Shipton-under-Wychwood

An old oak tree stands near the former inn known as Capp’s Lodge. Just visible on this tree are the carved initials ‘H.D.’ and ‘T.D.’ with the date ‘1784’. These refer to Harry and Tom Dunsdon who were highwaymen. A third brother, Dick, is said to have bled to death when Tom and Harry hacked off one of his arms to free him. It had been grasped by waiting constables when he had reached through a door shutter to slide back the bolt. They were both hanged at Gloucester in 1784.

SOMERSET
Cannard’s Grave Inn, near Shepton Mallet

This inn stands at the intersection of five roads and at one time had a landlord called Cannard. He was not content with the income he received as a publican and enriched himself by organising gangs of highway robbers and also by acting as a receiver. He became too ambitious and started dabbling in forgery and then realised that the authorities were on to him for crimes that carried the death penalty. He was unwilling to give himself up and so he hanged himself and was buried at the crossroads close to where he and his robbers had operated. His grisly death is commemorated in the signboard for the pub and a spectral Cannard has frequently been seen in the area.

Winsford

The Royal Oak at Winsford has associations with Tom Faggus, a notorious highwayman who was probably a dispossessed Royalist and ex-soldier.
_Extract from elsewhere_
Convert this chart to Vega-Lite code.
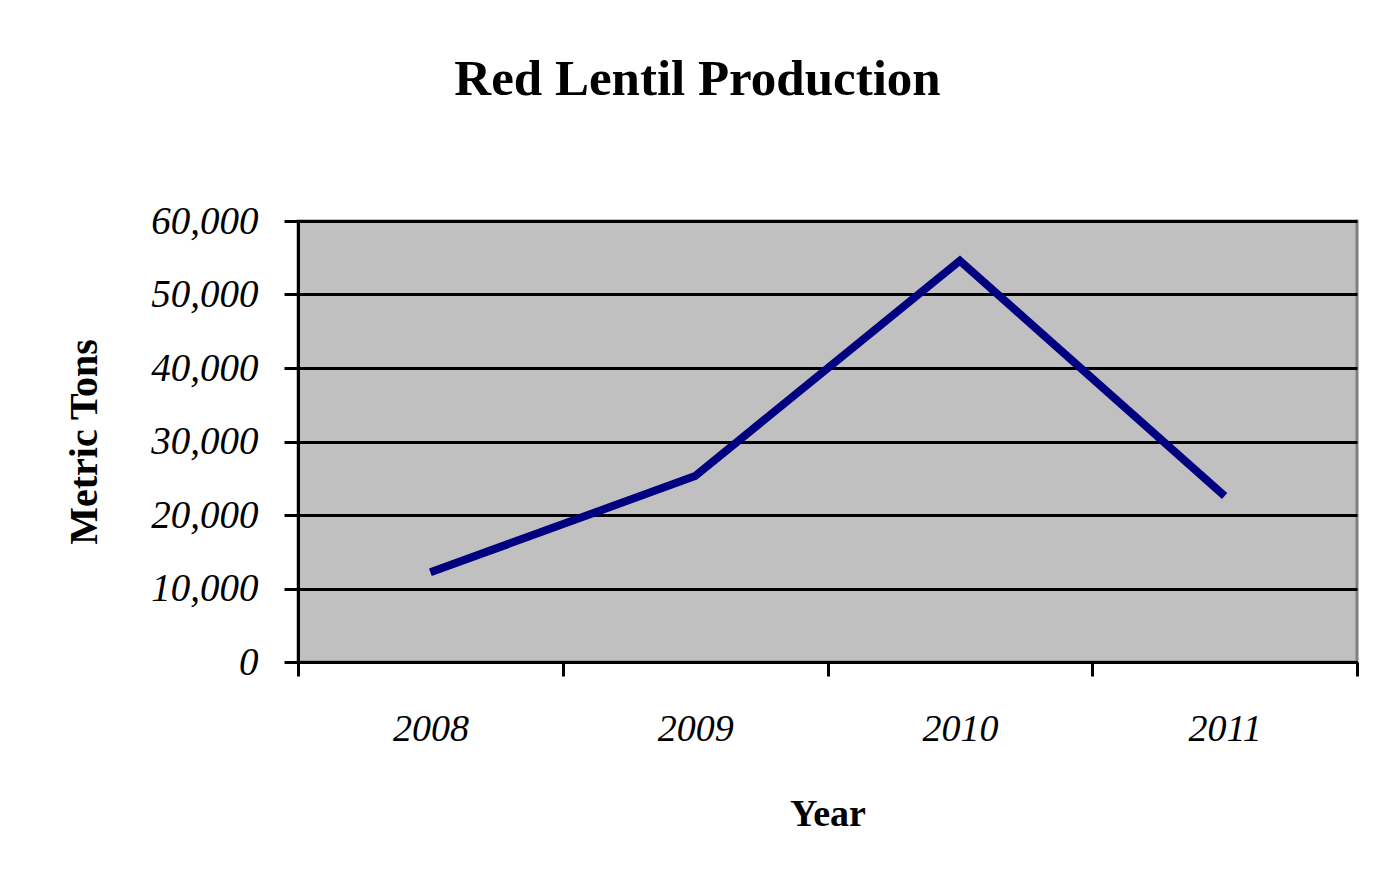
{
  "$schema": "https://vega.github.io/schema/vega-lite/v6.json",
  "width": 1059,
  "height": 441,
  "autosize": {"type": "none"},
  "padding": {"left": 298, "top": 221, "right": 18, "bottom": 225},
  "background": "white",
  "title": {
    "text": "Red Lentil Production",
    "font": "Liberation Serif",
    "fontSize": 51,
    "fontWeight": "bold",
    "color": "black",
    "anchor": "middle",
    "frame": "group",
    "dx": -130,
    "offset": 96
  },
  "data": {
    "values": [
      {"Year": "2008", "Tons": 12200},
      {"Year": "2009", "Tons": 25300},
      {"Year": "2010", "Tons": 54600},
      {"Year": "2011", "Tons": 22600}
    ]
  },
  "mark": {"type": "line", "color": "#000080", "strokeWidth": 8, "strokeCap": "butt", "strokeJoin": "miter"},
  "encoding": {
    "x": {
      "field": "Year",
      "type": "ordinal",
      "scale": {"type": "band", "paddingInner": 0, "paddingOuter": 0},
      "axis": {
        "title": "Year",
        "tickBand": "extent",
        "labelAngle": 0,
        "labelFont": "Liberation Serif",
        "labelFontStyle": "italic",
        "labelFontSize": 38,
        "labelColor": "black",
        "labelPadding": 34,
        "titleFont": "Liberation Serif",
        "titleFontWeight": "bold",
        "titleFontSize": 38,
        "titleColor": "black",
        "titlePadding": 47,
        "domainColor": "black",
        "domainWidth": 3,
        "tickColor": "black",
        "tickWidth": 3,
        "tickSize": 14,
        "grid": false
      }
    },
    "y": {
      "field": "Tons",
      "type": "quantitative",
      "scale": {"domain": [0, 60000], "nice": false},
      "axis": {
        "title": "Metric Tons",
        "values": [0, 10000, 20000, 30000, 40000, 50000, 60000],
        "format": ",d",
        "labelFont": "Liberation Serif",
        "labelFontStyle": "italic",
        "labelFontSize": 39,
        "labelColor": "black",
        "labelPadding": 26,
        "titleFont": "Liberation Serif",
        "titleFontWeight": "bold",
        "titleFontSize": 40,
        "titleColor": "black",
        "titlePadding": 46,
        "domainColor": "black",
        "domainWidth": 3,
        "tickColor": "black",
        "tickWidth": 3,
        "tickSize": 14,
        "grid": true,
        "gridColor": "black",
        "gridWidth": 3,
        "gridOpacity": 1
      }
    }
  },
  "config": {
    "view": {"fill": "#c0c0c0", "stroke": "#808080", "strokeWidth": 3}
  }
}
His fame was such that the novelist R.D. Blackmore saw fit to make him a character in the most famous of his novels, Lorna Doone, which was published in 1869.

SUFFOLK
Nayland

Monuments to highwaymen in burial grounds are few and far between. However, there is one in the churchyard at Nayland, in medieval times a wool town but now scarcely more than a village. The highwayman was called Edward Alston, who actually carried out most of his robberies outside Suffolk. The memorial is a punning one:

My friend, here I am – Death has at last prevailed,

And for once all my projects are baffled.

’Tis a blessing in disguise to know,

   though, when once a man’s nailed,

He no longer has fear of the scaffold.

My life was cut short by a shot through the head

On His Majesty’s highway at Dalston;

So now ‘Number One’s’ numbered one of the dead

All’s one if he’s Alston or all-stone.

SURREY
Bagshot Heath

William Davis, also known as the ‘Golden Farmer’, was particularly associated with Bagshot Heath, which in the days of the highwaymen was a particularly lonely and inhospitable spot. A local pub was called The Golden Farmer but someone with little sense of history changed its name to the more prosaic, even banal, Jolly Farmer. Davis, incidentally, was commemorated in a contemporary ballad called ‘The Golden Farmer’s Last Farewell’ which was adapted as a play and staged as late as 1832.

Ripley

Claude Duval was a frequent visitor at The Talbot Inn at Ripley. He used to stay overnight and he always booked into the same room from which he could make a quick escape if necessary via a chimney and the back door.

WARWICKSHIRE
Gaydon

The Gaydon Inn was used by stagecoaches and other travellers in the eighteenth century. It was also the headquarters of the notorious and brutal Culworth Gang who came from the village of Culworth just over the border in Northamptonshire. Among their victims were farming folk, often people they knew personally, returning from market having had a lucrative day. On one occasion they took £450 from just three farmers. They used the inn for planning their robberies and dividing the spoils but were eventually brought to justice in 1787 because the drunken indiscretions of one of the gang were overheard by a public-spirited citizen.

WILTSHIRE
Chippenham

Near this Wiltshire town on the Bath Road a naked footpad was known to operate.

YORKSHIRE
Giggleswick

Law enforcers were apparently closing in on ‘Swift Nicks’ Nevison who local legend says evaded capture by letting his horse drink at the nearby ‘Ebbing and Flowing Well’. His horse was so invigorated by the waters that it spirited Nevison away and out of the reach of his pursuers by dramatically leaping over the cliff still known as ‘Nevison’s Leap’.